Appellant stond ten tijde in geding Bij de gemeentelijke basisadministratie ingeschreven op het adres van zijn moeder, de Dijksestraat 34 te Helmond. Op het "Inlichtingenformulier ten behoeve van periodiek heronderzoek", ondertekend op
10 januari 2000, heeft hij aangegeven in hoofdzaak op dat adres te verblijven. Nadat twijfel was ontstaan over de feitelijke woonsituatie van appellant heeft gedaagde op 21 januari 2000 een huisbezoek aan deze woning gebracht. Bij dit huisbezoek maakte de kamer van appellant een onbewoonde indruk en bleken er behoudens een plastic wasbox met wat kleding, geen persoonlijke spullen van appellant aanwezig. De moeder van appellant heeft tijdens het huisbezoek verklaard hem al enige weken niet te hebben gezien. Appellant heeft bovendien in een door hem op 24 februari 2000 tegenover de Sociale Recherche afgelegde en ondertekende verklaring aangegeven dat hij in de periode in geding een zwervend bestaan leidde en regelmatig bij vrienden en familie heeft verbleven.

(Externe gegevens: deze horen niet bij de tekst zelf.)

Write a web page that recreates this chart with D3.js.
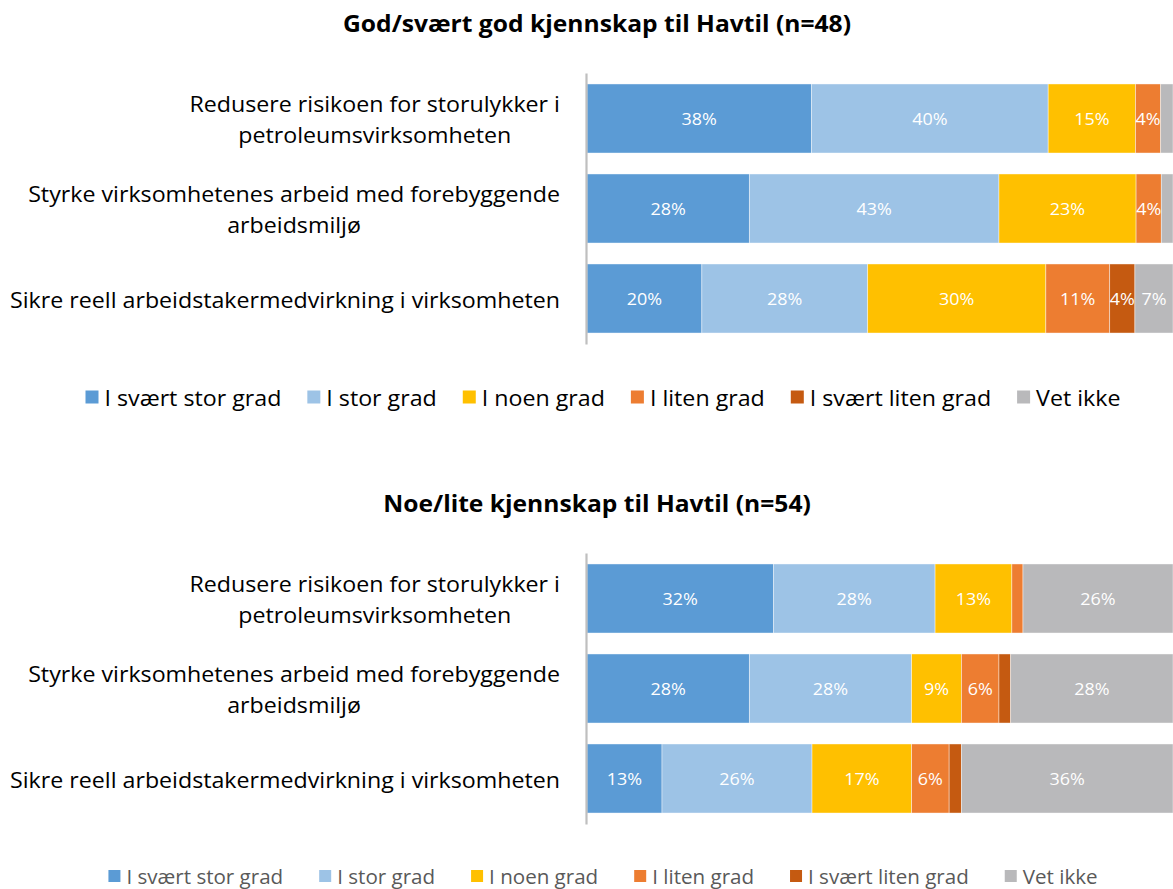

Het voorgaande kan tot geen andere conclusie leiden dan dat appellant onjuiste dan wel onvolledige gegeven heeft verstrekt over de vraag op welk adres hij in hoofdzaak verblijft. Daarmee heeft appellant de inlichtingenplicht als bedoeld in artikel 65, eerste lid, van de Abw geschonden, met als gevolg dat het recht op bijstand op grond van artikel 7, eerste lid, van de Abw ten tijde in geding niet vast te stellen was.
De Raad komt op grond van het voorgaande tot de slotsom dat de aangevallen uitspraak, voorzover aangevochten, voor bevestiging in aanmerking komt.
De Raad ziet ten slotte geen aanleiding voor een veroordeling in de proceskosten.
De Centrale Raad van Beroep,
Bevestigt de aangevallen uitspraak voorzover aangevochten.
Aldus gewezen door mr. J.M.A. van der Kolk-Severijns, in tegenwoordigheid van M. Pijper als griffier, en uitgesproken in het openbaar op 1 juni 2004.
(get.) J.M.A. van der Kolk-Severijns.